Extract from The Guardian
If policies promoting net zero emissions by 2050 are adopted 250,000 jobs would be created and $680bn added to the economy
Last modified on Mon 2 Nov 2020 06.42 AEDT
Australia’s economy will be 6% smaller, there will be 880,000 fewer jobs and $3.4tn in economic opportunities will be lost if the climate crisis goes unchecked for the next 50 years, an analysis says.
On the other hand, the report by consultancy Deloitte Access Economics found policies consistent with a target of net zero emissions by 2050 and keeping global warming to 1.5C could expand the economy by 2.6%, or $680bn to the economy, and create 250,000 jobs.
The study focused on what it said was a fundamental flaw in how climate change is publicly considered – the idea that the costs of acting are weighed against an assumption the economy will keep growing if there are unconstrained emissions. Meanwhile, it said, the benefits of addressing the issue were regularly ignored.
It suggested Australia would experience an economic hit on par with Covid-19 every year by 2050 if the climate crisis was not abated. It estimated more than 30% of employed Australians and 30% of national income were exposed to economic disruption and risk due to the climate crisis and the coronavirus pandemic, and would suffer in an unplanned economic transition.
“While this is a significant number of jobs and growth at risk – enough to drive recessions – it is not all doom and gloom,” it said. “The good news is that the remaining 70% of the workforce and Australia’s GDP is able to help create the change and a new economic trajectory for Australia in a post-Covid world.”
Chris Richardson, Deloitte Australia’s chief economist, said the experience of Covid showed the cost of overlooking “catastrophic risks”.
“It’s an urgent wake-up call for us to get ahead of that other big risk: climate change,” he said.

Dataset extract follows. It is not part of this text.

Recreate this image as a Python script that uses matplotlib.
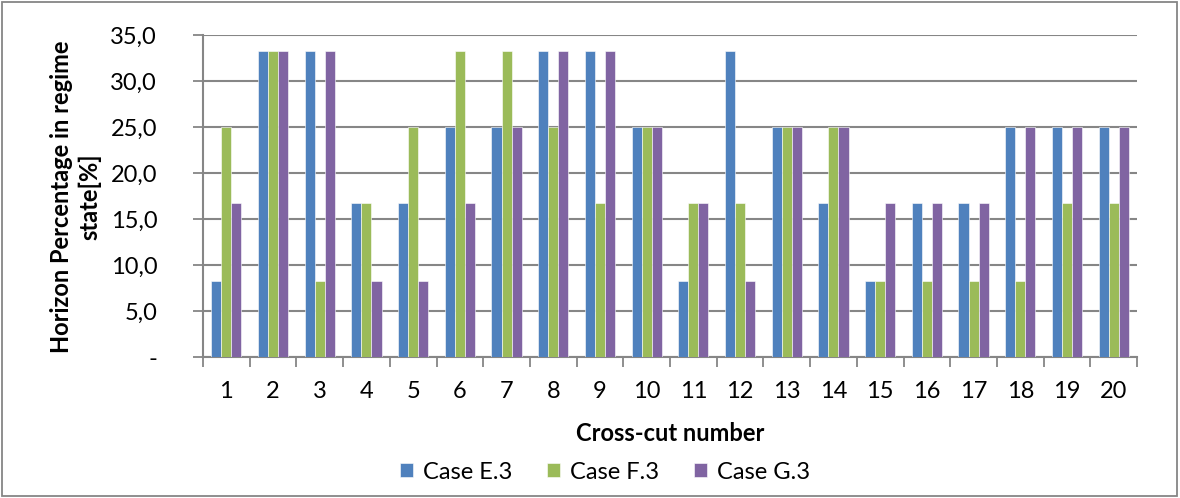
import matplotlib
matplotlib.use("Agg")
import matplotlib.pyplot as plt
import numpy as np
from matplotlib.ticker import FuncFormatter, FixedLocator
from matplotlib.patches import Rectangle

plt.rcParams['font.family'] = ['Lato', 'DejaVu Sans']

cuts = [str(i) for i in range(1, 21)]
case_e = [8.3, 33.3, 33.3, 16.7, 16.7, 25.0, 25.0, 33.3, 33.3, 25.0,
          8.3, 33.3, 25.0, 16.7, 8.3, 16.7, 16.7, 25.0, 25.0, 25.0]
case_f = [25.0, 33.3, 8.3, 16.7, 25.0, 33.3, 33.3, 25.0, 16.7, 25.0,
          16.7, 16.7, 25.0, 25.0, 8.3, 8.3, 8.3, 8.3, 16.7, 16.7]
case_g = [16.7, 33.3, 33.3, 8.3, 8.3, 16.7, 25.0, 33.3, 33.3, 25.0,
          16.7, 8.3, 25.0, 25.0, 16.7, 16.7, 16.7, 25.0, 25.0, 25.0]
series_names = ["Case E.3", "Case F.3", "Case G.3"]
colors = ["#4F81BD", "#9BBB59", "#8064A2"]

FS = 17

fig = plt.figure(figsize=(11.8, 4.98), dpi=100)
ax = fig.add_axes([203/1180, 1 - 357/498, (1137-203)/1180, (357-35)/498])

x = np.arange(len(cuts))
w = 0.215
for k, (vals, name, c) in enumerate(zip([case_e, case_f, case_g], series_names, colors)):
    ax.bar(x + (k - 1) * w, vals, width=w, color=c, label=name,
           edgecolor="white", linewidth=0.4, zorder=3)

ax.set_xlim(-0.5, len(cuts) - 0.5)
ax.set_ylim(0, 35)
ax.set_yticks(np.arange(0, 36, 5))
ax.yaxis.set_major_formatter(FuncFormatter(
    lambda v, p: "-" if v == 0 else f"{v:.1f}".replace(".", ",")))
ax.set_xticks(x)
ax.set_xticklabels(cuts)
ax.xaxis.set_minor_locator(FixedLocator(np.arange(-0.5, len(cuts), 1)))
ax.tick_params(axis="x", which="major", length=0, labelsize=FS, pad=17)
ax.tick_params(axis="x", which="minor", length=7, width=1.3, color="#868686")
ax.tick_params(axis="y", length=7, width=1.3, color="#868686", labelsize=FS, pad=26)

ax.grid(axis="y", color="#868686", linewidth=1.5, zorder=0)
ax.set_axisbelow(True)
for s in ["top", "right"]:
    ax.spines[s].set_visible(False)
for s in ["left", "bottom"]:
    ax.spines[s].set_color("#868686")
    ax.spines[s].set_linewidth(1.5)

fig.text(670/1180, 1 - 433/498, "Cross-cut number", ha="center", va="center",
         fontsize=FS, fontweight="bold")
fig.text(76/1180, 1 - 197/498, "Horizon Percentage in regime\nstate[%]",
         ha="center", va="center", rotation=90, fontsize=FS,
         fontweight="bold", linespacing=1.25)

leg = fig.legend(loc="center", bbox_to_anchor=(605/1180, 1 - 472/498), ncol=3,
                 frameon=False, fontsize=FS, handlelength=0.55, handleheight=0.55,
                 handletextpad=0.4, columnspacing=1.5)

fig.patches.append(Rectangle((2/1180, 2/498), 1175/1180, 494/498,
                             transform=fig.transFigure, fill=False,
                             edgecolor="#868686", linewidth=1.3))

fig.savefig("out.png", dpi=100)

“Australians need policy and regulatory reform that modernises our economy and unleashes business investment. The benefits of acting are huge, but we are fast running out of opportunity.”
Richardson said the best way to tackle the climate crisis was through “market mechanisms”. The report recommended chasing “high-growth industries” such as mining new minerals for new technologies, supporting innovation in advanced manufacturing and investing in upgrading and replacing infrastructure.

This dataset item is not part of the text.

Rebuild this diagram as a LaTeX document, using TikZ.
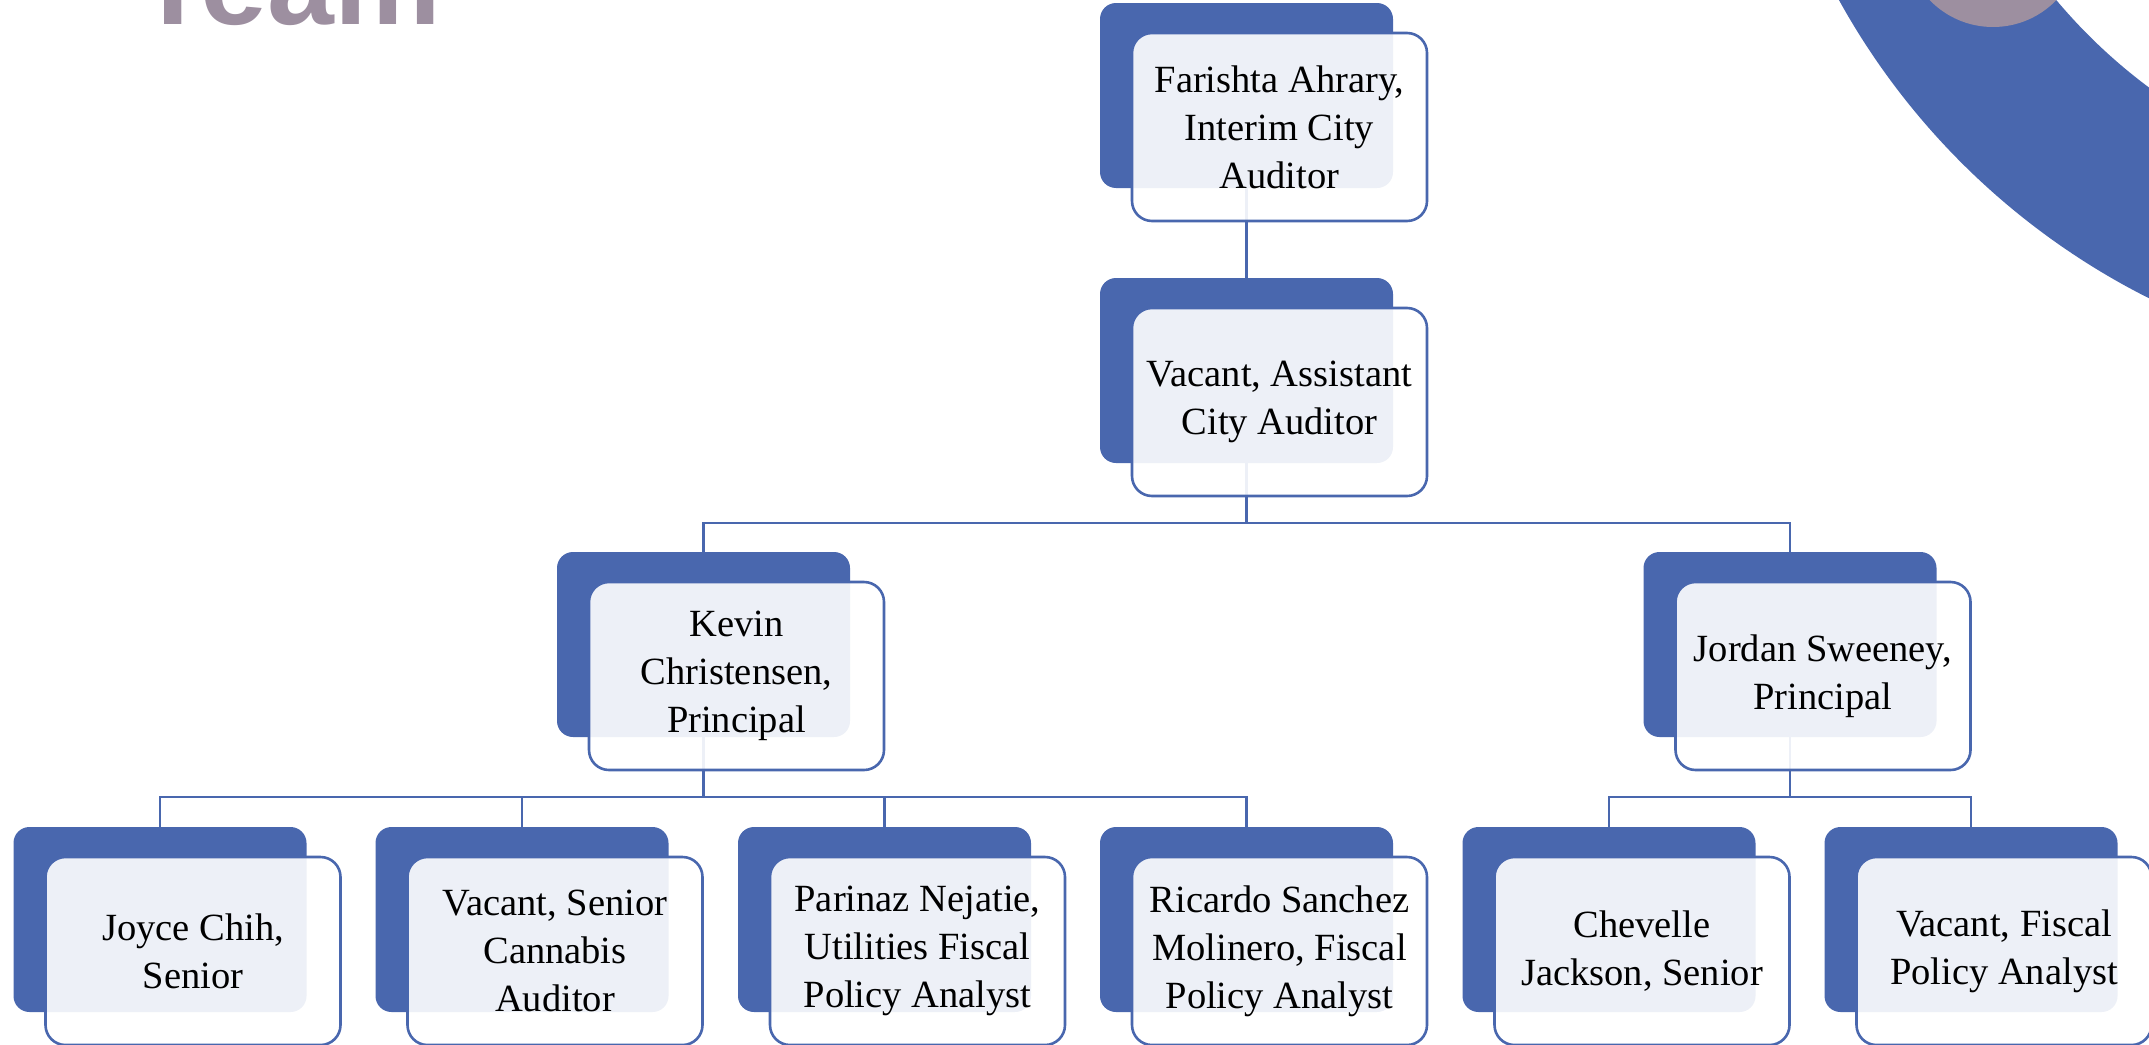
\documentclass[tikz,border=0pt]{standalone}
\usepackage{fontspec}
\setmainfont{Liberation Serif}
\setsansfont{Liberation Sans}
\definecolor{orgblue}{HTML}{4967AE}
\definecolor{mauve}{HTML}{9D8FA0}
\tikzset{
  backbox/.style={fill=orgblue, rounded corners=16pt, minimum width=293pt, minimum height=185pt, inner sep=0pt, outer sep=0pt},
  frontbox/.style={draw=orgblue, line width=2.6pt, fill=white, fill opacity=0.9, text opacity=1, rounded corners=20pt, minimum width=295pt, minimum height=188pt, inner sep=0pt, outer sep=0pt, align=center, font=\fontsize{38.5}{48}\selectfont, text=black},
  conn/.style={draw=orgblue, line width=2.6pt},
}
\begin{document}
\begin{tikzpicture}[x=1pt,y=-1pt]
\useasboundingbox (0,0) rectangle (2149,1044);
\clip (0,0) rectangle (2149,1044);
% decoration
\fill[orgblue, even odd rule] (2474,-350) circle[radius=725pt] (2474,-350) circle[radius=545pt];
\fill[mauve] (1993,-61) circle[radius=88pt];
\node[anchor=base west, inner sep=0pt, font=\sffamily\bfseries\fontsize{120}{120}\selectfont, text=mauve] (title) at (136,24) {Team};

% back boxes
\node[backbox] (b0) at (1246.5,95.5) {};
\node[backbox] (b1) at (1246.5,370.5) {};
\node[backbox] (b2) at (703.5,644.5) {};
\node[backbox] (b3) at (1790,644.5) {};
\node[backbox] (c1) at (160,919.5) {};
\node[backbox] (c2) at (522,919.5) {};
\node[backbox] (c3) at (884.5,919.5) {};
\node[backbox] (c4) at (1246.5,919.5) {};
\node[backbox] (c5) at (1609,919.5) {};
\node[backbox] (c6) at (1971,919.5) {};

% connectors
\coordinate (j1) at (1246.5,523);
\coordinate (j2) at (703.5,797);
\coordinate (j3) at (1790,797);
\draw[conn] (b0.south) -- (b1.north);
\draw[conn] (b1.south) -- (j1);
\draw[conn] (b2.north) |- (j1) -| (b3.north);
\draw[conn] (b2.south) -- (j2);
\draw[conn] (c1.north) |- (j2) -| (c4.north);
\draw[conn] (c2.north) -- (c2.north |- j2);
\draw[conn] (c3.north) -- (c3.north |- j2);
\draw[conn] (b3.south) -- (j3);
\draw[conn] (c5.north) |- (j3) -| (c6.north);

% front boxes with text
\node[frontbox] (f0) at (1279.5,127) {Farishta Ahrary,\\Interim City\\Auditor};
\node[frontbox] (f1) at (1279.5,402) {Vacant, Assistant\\City Auditor};
\node[frontbox] (f2) at (736.5,676) {Kevin\\Christensen,\\Principal};
\node[frontbox] (f3) at (1823,676) {Jordan Sweeney,\\Principal};
\node[frontbox] (g1) at (193,951) {Joyce Chih,\\Senior};
\node[frontbox] (g2) at (555,951) {Vacant, Senior\\Cannabis\\Auditor};
\node[frontbox] (g3) at (917.5,951) {Parinaz Nejatie,\\Utilities Fiscal\\Policy Analyst};
\node[frontbox] (g4) at (1279.5,951) {Ricardo Sanchez\\Molinero, Fiscal\\Policy Analyst};
\node[frontbox] (g5) at (1642,951) {Chevelle\\Jackson, Senior};
\node[frontbox] (g6) at (2004,951) {Vacant, Fiscal\\Policy Analyst};
\end{tikzpicture}
\end{document}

It was the latest in a growing push from across the political spectrum, including significant parts of the business sector and the community, for the government to do far more to back a green recovery to set the economy up for an inevitable shift to zero emissions.

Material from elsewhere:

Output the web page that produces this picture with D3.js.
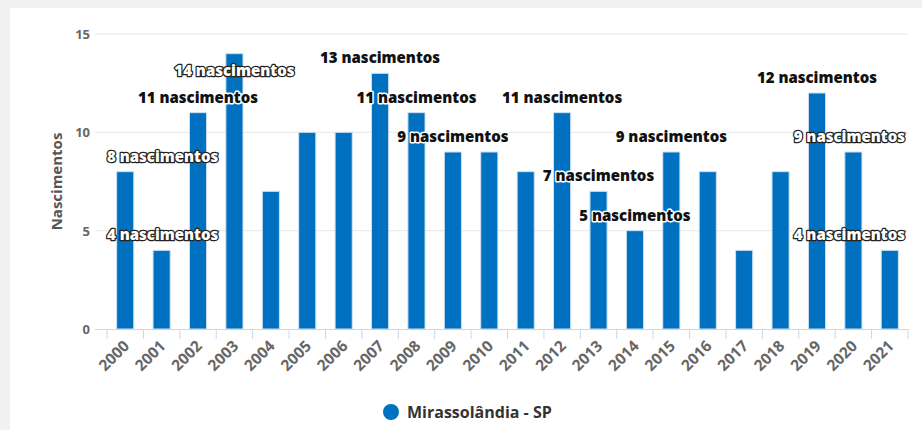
<!DOCTYPE html>
<html>
<head>
<meta charset="utf-8">
<script src="https://cdn.jsdelivr.net/npm/d3@7"></script>
<style>
  body { margin: 0; background: #f1f1f1; }
  svg { display: block; }
  text { font-family: "Open Sans", Lato, sans-serif; }
</style>
</head>
<body>
<svg id="chart" width="922" height="430"></svg>
<script>
// data
let years = ["2000", "2001", "2002", "2003", "2004", "2005", "2006", "2007", "2008", "2009", "2010",
             "2011", "2012", "2013", "2014", "2015", "2016", "2017", "2018", "2019", "2020", "2021"];
let births = [8, 4, 11, 14, 7, 10, 10, 13, 11, 9, 9, 8, 11, 7, 5, 9, 8, 4, 8, 12, 9, 4];
// which data labels survive the overlap check, and how they are drawn
let labelShown = [1, 1, 1, 1, 0, 0, 0, 1, 1, 1, 0, 0, 1, 1, 1, 1, 0, 0, 0, 1, 1, 1];
let labelOutlined = ["2000", "2001", "2003", "2020", "2021"];
let labelInside = ["2003"];
let yTicks = [0, 5, 10, 15];
let seriesName = "Mirassolândia - SP";

let svg = d3.select("#chart");
let blue = "#0070c0";

// card background
svg.append("rect")
    .attr("x", 10).attr("y", 8)
    .attr("width", 912).attr("height", 422)
    .attr("fill", "#fff");

let plotLeft = 107, plotRight = 908, plotTop = 34, plotBottom = 329;

let x = d3.scaleBand()
    .domain(years)
    .range([plotLeft, plotRight])
    .paddingInner(0.53)
    .paddingOuter(0.265);

let y = d3.scaleLinear()
    .domain([0, 15])
    .range([plotBottom, plotTop]);

let step = x.step();

// grid lines
svg.append("g").selectAll("line")
    .data(yTicks.filter(d => d > 0))
    .enter().append("line")
    .attr("x1", 95).attr("x2", plotRight)
    .attr("y1", d => y(d)).attr("y2", d => y(d))
    .attr("stroke", "#e6e6e6")
    .attr("stroke-width", 1);

// y labels
svg.append("g").selectAll("text")
    .data(yTicks)
    .enter().append("text")
    .attr("x", 90)
    .attr("y", d => y(d) + 5)
    .attr("text-anchor", "end")
    .attr("fill", "#666")
    .attr("font-size", 13)
    .attr("font-weight", 700)
    .text(d => d);

// y title
svg.append("text")
    .attr("transform", "translate(62," + ((plotTop + plotBottom) / 2) + ") rotate(-90)")
    .attr("text-anchor", "middle")
    .attr("fill", "#555")
    .attr("font-size", 15)
    .attr("font-weight", 700)
    .text("Nascimentos");

// bars
svg.append("g").selectAll("rect")
    .data(years)
    .enter().append("rect")
    .attr("x", d => x(d))
    .attr("y", (d, i) => y(births[i]))
    .attr("width", x.bandwidth())
    .attr("height", (d, i) => plotBottom - y(births[i]))
    .attr("fill", blue)
    .attr("stroke", "#cfe0f0")
    .attr("stroke-width", 1);

// x axis line and ticks
svg.append("line")
    .attr("x1", 95).attr("x2", plotRight)
    .attr("y1", plotBottom + 0.5).attr("y2", plotBottom + 0.5)
    .attr("stroke", "#ccd6eb");

svg.append("g").selectAll("line")
    .data(years.concat(["end"]))
    .enter().append("line")
    .attr("x1", (d, i) => plotLeft + i * step)
    .attr("x2", (d, i) => plotLeft + i * step)
    .attr("y1", plotBottom).attr("y2", plotBottom + 10)
    .attr("stroke", "#ccd6eb");

// x labels
svg.append("g").selectAll("text")
    .data(years)
    .enter().append("text")
    .attr("transform", d => "translate(" + (x(d) + x.bandwidth() / 2 + 5) + "," + (plotBottom + 18) + ") rotate(-45)")
    .attr("text-anchor", "end")
    .attr("fill", "#666")
    .attr("font-size", 15.5)
    .attr("font-weight", 700)
    .text(d => d);

// data labels
let labels = years.map((d, i) => ({ year: d, value: births[i] }))
    .filter((d, i) => labelShown[i]);

let labelG = svg.append("g");
labels.forEach(function (d) {
    let t = labelG.append("text")
        .attr("font-size", 15)
        .attr("font-weight", 800)
        .attr("text-anchor", "middle")
        .attr("paint-order", "stroke")
        .attr("stroke-linejoin", "round")
        .text(d.value + " nascimentos");
    let cx = x(d.year) + x.bandwidth() / 2;
    let w = t.node().getComputedTextLength();
    cx = Math.max(plotLeft + w / 2, Math.min(plotRight - 3 - w / 2, cx));
    let ty = labelInside.includes(d.year) ? y(d.value) + 22 : y(d.value) - 10;
    t.attr("x", cx).attr("y", ty);
    if (labelOutlined.includes(d.year)) {
        t.attr("fill", "#fff").attr("stroke", "#222").attr("stroke-width", 2.5);
    } else {
        t.attr("fill", "#111").attr("stroke", "#fff").attr("stroke-width", 3);
    }
});

// legend
svg.append("circle")
    .attr("cx", 391).attr("cy", 412)
    .attr("r", 8)
    .attr("fill", blue);

svg.append("text")
    .attr("x", 407).attr("y", 418)
    .attr("fill", "#333")
    .attr("font-size", 16)
    .attr("font-weight", 700)
    .text(seriesName);
</script>
</body>
</html>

Modelling from different sources has routinely found the cost of waiting would be greater than acting now. That finding has become more pronounced as the cost of renewable energy reduced substantially in recent years. Last month the International Energy Agency said solar was the cheapest form of energy in human history.
Pradeep Philip, the report’s lead author and a policy adviser to Kevin Rudd when he was prime minister, said reaching net zero emissions by 2050 – a target the Morrison government has rejected but that is backed by the European Union, Britain, Japan, South Korea, Canada and US presidential candidate Joe Biden – to limit global heating to 1.5C above pre-industrial levels, and certainly no greater than 2C, was an “economic necessity”.
“Whatever Australia does or doesn’t do, the global warming which has already taken place will hurt our lives and livelihoods. This cost is locked in – it is the cost of delay,” he said.
“There isn’t a ‘no-cost’ option, so if we could take action today to prevent the next great recession from climate change, why wouldn’t we?”
Philip said there would be costs and some losers in a transition to net zero emissions, “but we’ll all be losers if we fail to act”.
The report estimated reaching net zero emissions would reduce GDP by $90bn by 2050. It said about a quarter of this – $23bn – is unavoidable due to locked-in impacts of climate change, and the remaining $67bn is a small price to pay relative to the size of the economy.
“For comparison, the current jobjeeper program is costing the federal budget just over $65bn this year alone – and this is the necessary price Australia is paying to minimise the worst economic consequences of Covid,” it said.
The Intergovernmental Panel on Climate Change found emissions would need to reach net zero by about 2050 to limit global heating to 1.5C, considered necessary to limit the effects of climate change.
But it said it would also require rapid action over the next decade: a 45% cut in global emissions compared with 2010 levels by 2030.